1. The Budget should encourage investment in supply-chain management for, eg., cold storages and logistics. We also need strict laws to discourage hoarding of essential items and their effective implementation at the state level. Marking critical food items as essential commodities may help.
“Recently onion and potato were marked as essential commodities. The government can mark more such items. The recent dismantling of APMC model in Delhi is a step in the right direction. Steps can be taken to create markets where producers can directly interact with consumers, thereby weakening the clout of the middlemen,” says Chopra.
2. Analysis shows that the double digit rise in Minimum Support Prices (MSP) in the past has been the single largest contributor to high food inflation. A structured policy for revising and fixing MSP and NREGA wages may help.
3. Finally, to provide relief from high inflation, a hike in basic exemption limit, deduction limit u/s. 80C and 80D, as requested above, should help in increasing the disposable income with households.
Fuel & Cooking Gas Prices:
Though the common man will always want that the prices should not rise, there is a need to align fuel prices to the market if we are to balance our fiscal budget. High subsidies on fuel, food and fertilizers are the primary cause of high fiscal and current account deficits which in turn fuel further inflation. The gap between the administered prices of fuel and LPG and the actual market prices is still wide and must be filled. This may cause a short-term spurt in inflation, but will help moderate it in the medium to long term. The expectations need to be managed to this effect.
Despite numerous steps in the past, timely availability of affordable housing has kept eluding home buyers. The reasons are structural and cannot be fixed by the Union Budget alone. An effective Real Estate Regulator is a must to ensure delivery of quality projects on time.
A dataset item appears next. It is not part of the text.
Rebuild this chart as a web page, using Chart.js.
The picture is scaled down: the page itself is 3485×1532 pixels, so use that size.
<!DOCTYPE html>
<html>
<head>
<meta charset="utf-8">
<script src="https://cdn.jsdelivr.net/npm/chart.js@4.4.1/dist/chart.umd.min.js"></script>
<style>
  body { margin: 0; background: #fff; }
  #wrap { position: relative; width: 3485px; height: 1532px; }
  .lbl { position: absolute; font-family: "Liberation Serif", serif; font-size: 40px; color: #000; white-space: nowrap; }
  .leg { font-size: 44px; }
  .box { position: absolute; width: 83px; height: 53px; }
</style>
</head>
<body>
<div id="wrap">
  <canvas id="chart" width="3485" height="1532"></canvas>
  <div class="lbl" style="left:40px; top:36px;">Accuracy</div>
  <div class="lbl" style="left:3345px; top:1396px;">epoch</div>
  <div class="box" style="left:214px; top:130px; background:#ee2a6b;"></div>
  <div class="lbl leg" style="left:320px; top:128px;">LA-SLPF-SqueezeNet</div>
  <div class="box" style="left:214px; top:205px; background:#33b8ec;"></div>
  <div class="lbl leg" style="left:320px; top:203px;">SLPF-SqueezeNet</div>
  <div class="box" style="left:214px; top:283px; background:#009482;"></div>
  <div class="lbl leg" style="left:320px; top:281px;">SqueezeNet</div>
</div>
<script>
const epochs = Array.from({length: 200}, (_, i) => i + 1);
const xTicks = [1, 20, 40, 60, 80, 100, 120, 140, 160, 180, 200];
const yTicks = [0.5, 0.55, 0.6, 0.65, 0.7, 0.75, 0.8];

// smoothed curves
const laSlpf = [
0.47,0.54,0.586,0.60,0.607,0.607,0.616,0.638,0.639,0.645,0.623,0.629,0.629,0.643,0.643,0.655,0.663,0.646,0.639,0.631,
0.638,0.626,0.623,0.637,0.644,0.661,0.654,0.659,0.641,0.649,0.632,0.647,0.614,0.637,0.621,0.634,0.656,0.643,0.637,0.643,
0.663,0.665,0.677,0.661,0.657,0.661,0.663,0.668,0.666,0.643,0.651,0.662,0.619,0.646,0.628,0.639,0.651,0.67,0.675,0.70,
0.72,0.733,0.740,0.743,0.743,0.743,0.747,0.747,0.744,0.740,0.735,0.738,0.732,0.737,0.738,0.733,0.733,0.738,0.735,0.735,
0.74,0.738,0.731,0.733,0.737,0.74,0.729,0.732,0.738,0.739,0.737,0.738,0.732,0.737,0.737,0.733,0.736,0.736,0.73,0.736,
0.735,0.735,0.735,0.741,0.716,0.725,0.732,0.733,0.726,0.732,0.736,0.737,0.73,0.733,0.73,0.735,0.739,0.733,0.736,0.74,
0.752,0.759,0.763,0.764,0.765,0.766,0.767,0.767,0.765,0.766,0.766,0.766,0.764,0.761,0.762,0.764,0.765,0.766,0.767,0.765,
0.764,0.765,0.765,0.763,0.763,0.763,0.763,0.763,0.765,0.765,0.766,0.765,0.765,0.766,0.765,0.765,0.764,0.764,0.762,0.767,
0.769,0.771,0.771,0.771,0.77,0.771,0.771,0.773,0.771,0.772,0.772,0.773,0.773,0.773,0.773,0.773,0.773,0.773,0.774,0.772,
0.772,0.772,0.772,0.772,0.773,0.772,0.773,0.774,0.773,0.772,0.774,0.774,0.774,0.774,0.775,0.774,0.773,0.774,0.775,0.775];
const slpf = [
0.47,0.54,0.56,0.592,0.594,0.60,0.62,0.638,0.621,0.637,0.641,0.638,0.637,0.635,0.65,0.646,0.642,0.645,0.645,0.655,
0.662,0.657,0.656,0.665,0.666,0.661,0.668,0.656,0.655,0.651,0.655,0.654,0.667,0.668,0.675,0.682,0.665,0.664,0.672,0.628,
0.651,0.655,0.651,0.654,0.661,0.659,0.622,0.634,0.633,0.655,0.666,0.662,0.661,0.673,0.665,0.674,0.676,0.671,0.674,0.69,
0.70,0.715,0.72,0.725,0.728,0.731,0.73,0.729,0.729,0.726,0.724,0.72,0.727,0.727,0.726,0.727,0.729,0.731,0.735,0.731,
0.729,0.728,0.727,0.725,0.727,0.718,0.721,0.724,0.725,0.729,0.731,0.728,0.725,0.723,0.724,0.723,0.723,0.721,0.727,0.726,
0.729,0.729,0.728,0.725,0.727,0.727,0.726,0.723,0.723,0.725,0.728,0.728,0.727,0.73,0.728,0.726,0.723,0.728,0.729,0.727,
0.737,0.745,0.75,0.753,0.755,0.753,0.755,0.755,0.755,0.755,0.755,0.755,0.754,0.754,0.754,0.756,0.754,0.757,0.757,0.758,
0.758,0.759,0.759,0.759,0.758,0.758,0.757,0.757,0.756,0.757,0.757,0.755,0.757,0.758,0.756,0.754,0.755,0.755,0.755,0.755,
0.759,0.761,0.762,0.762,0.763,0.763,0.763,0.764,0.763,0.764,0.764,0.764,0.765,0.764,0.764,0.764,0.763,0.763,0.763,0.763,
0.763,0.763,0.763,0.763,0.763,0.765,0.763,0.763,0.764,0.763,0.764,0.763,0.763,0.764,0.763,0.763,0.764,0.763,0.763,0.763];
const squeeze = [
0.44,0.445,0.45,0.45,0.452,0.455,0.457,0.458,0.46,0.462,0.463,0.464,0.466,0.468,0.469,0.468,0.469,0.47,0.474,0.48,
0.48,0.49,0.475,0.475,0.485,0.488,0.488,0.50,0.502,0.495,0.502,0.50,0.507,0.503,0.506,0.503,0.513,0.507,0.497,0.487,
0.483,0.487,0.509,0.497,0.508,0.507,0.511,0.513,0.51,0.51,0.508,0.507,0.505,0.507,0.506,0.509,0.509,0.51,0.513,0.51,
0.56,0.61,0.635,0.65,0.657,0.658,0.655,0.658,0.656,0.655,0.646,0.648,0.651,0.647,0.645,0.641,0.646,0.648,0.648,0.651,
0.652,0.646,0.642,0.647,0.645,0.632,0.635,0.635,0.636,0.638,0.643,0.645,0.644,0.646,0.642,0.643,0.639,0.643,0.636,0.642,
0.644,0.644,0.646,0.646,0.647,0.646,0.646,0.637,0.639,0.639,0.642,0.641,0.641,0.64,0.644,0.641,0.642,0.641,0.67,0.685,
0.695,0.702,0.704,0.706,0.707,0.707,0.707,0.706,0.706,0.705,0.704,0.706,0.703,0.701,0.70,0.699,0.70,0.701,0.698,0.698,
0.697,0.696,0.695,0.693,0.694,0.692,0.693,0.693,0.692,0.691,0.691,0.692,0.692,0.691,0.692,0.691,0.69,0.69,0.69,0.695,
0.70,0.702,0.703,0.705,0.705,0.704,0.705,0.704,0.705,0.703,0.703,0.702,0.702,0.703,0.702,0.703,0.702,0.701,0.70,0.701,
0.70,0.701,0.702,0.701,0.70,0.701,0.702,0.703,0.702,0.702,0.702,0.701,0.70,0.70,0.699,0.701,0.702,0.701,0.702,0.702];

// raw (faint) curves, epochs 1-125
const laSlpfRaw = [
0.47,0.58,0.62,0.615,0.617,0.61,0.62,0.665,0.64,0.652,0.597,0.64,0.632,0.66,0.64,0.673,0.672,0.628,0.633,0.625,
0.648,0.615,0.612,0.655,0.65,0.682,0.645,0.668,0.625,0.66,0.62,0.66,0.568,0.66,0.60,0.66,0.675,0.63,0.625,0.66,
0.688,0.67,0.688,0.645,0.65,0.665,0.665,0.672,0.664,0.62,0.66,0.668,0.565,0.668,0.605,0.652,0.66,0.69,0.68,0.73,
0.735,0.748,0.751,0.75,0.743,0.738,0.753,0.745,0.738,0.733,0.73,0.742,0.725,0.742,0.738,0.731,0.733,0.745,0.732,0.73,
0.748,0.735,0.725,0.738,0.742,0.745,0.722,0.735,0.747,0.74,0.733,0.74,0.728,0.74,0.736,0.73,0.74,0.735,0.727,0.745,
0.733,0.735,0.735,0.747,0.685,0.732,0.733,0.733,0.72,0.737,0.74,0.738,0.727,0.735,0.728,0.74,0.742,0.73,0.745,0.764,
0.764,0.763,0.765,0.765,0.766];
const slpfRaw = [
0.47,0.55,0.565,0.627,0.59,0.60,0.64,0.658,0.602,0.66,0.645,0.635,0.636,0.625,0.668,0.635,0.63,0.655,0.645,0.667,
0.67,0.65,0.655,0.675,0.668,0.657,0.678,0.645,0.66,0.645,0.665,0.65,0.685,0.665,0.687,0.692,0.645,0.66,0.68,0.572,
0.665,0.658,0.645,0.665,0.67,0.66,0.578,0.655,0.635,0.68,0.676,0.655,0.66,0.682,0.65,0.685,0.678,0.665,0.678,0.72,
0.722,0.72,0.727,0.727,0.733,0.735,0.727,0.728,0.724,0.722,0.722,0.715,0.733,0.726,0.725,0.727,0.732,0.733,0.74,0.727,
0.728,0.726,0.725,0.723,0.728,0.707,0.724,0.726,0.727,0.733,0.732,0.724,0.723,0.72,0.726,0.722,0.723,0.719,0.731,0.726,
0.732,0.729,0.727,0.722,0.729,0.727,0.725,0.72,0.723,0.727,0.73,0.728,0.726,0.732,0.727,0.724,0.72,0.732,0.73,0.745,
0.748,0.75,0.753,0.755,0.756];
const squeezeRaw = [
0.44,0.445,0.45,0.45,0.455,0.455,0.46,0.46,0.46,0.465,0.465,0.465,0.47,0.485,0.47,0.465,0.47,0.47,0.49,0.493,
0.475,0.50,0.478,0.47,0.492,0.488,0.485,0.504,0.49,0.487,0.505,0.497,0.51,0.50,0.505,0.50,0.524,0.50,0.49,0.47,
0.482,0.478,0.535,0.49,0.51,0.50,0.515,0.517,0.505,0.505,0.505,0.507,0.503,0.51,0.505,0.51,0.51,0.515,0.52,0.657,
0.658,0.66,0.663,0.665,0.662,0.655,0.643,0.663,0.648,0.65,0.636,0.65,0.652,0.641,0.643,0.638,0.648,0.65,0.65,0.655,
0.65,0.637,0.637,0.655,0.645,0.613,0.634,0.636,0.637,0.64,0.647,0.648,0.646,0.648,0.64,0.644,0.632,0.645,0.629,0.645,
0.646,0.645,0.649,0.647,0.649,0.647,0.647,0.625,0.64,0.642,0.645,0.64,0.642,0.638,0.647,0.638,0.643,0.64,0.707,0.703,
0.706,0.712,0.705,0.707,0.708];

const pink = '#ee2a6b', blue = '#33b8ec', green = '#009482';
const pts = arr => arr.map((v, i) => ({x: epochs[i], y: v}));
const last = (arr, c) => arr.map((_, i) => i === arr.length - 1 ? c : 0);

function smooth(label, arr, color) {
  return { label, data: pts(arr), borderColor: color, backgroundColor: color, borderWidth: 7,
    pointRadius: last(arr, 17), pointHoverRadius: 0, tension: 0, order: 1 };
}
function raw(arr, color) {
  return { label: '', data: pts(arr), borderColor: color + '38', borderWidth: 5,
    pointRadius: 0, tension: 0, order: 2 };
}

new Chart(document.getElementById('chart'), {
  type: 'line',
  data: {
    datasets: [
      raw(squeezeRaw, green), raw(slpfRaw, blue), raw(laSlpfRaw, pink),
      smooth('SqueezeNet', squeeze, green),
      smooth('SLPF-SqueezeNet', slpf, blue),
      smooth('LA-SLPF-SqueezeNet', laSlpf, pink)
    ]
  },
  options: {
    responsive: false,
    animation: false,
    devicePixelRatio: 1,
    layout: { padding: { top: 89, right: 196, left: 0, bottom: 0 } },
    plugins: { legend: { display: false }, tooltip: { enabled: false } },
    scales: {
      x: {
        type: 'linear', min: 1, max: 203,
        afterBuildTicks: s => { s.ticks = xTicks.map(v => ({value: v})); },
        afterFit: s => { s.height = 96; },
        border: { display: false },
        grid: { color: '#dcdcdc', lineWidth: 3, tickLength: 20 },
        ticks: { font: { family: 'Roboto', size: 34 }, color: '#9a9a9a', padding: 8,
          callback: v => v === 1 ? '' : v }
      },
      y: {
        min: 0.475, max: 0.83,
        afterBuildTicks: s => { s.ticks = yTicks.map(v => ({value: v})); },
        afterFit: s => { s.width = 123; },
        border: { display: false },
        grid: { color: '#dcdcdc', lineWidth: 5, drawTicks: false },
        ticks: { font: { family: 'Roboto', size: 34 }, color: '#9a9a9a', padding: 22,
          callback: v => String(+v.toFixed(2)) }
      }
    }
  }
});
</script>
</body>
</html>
Affordability is another factor. Home prices, despite the recent moderation, are too high for middle and lower income classes. Only a cyclical correction in home prices or a rise in overall income levels can help in this regard.
“The government has already provided enough tax relief avenues for home buyers. However, they may need to be tweaked considering the ground realities. The home loan interest deduction limit can be raised from Rs 150000 to Rs 300000. Presently, there is an income tax deduction for principal repayment of home loans u/s. 80C that is subject to the overall limit of Rs 100000. The government should bring it out of the ambit of section 80C and provide a separate deduction for this purpose to encourage home ownership,” suggests Chopra.
Even though successive budgets have increased the government outlay on education, the irony is that education loans are still costlier than car loans or other consumer durable loans. Lending rates on education loans can be lowered if the government subsidizes the same, without which banks will find it tough to bring down rates as the credit risk is high for such loans. In terms of taxation, presently tax payers get a deduction u/s. 80C for tuition fees paid for their children. The deduction is however subject to the overall cap of Rs. 100000 u/s. 80C, which, if increased, may provide some relief.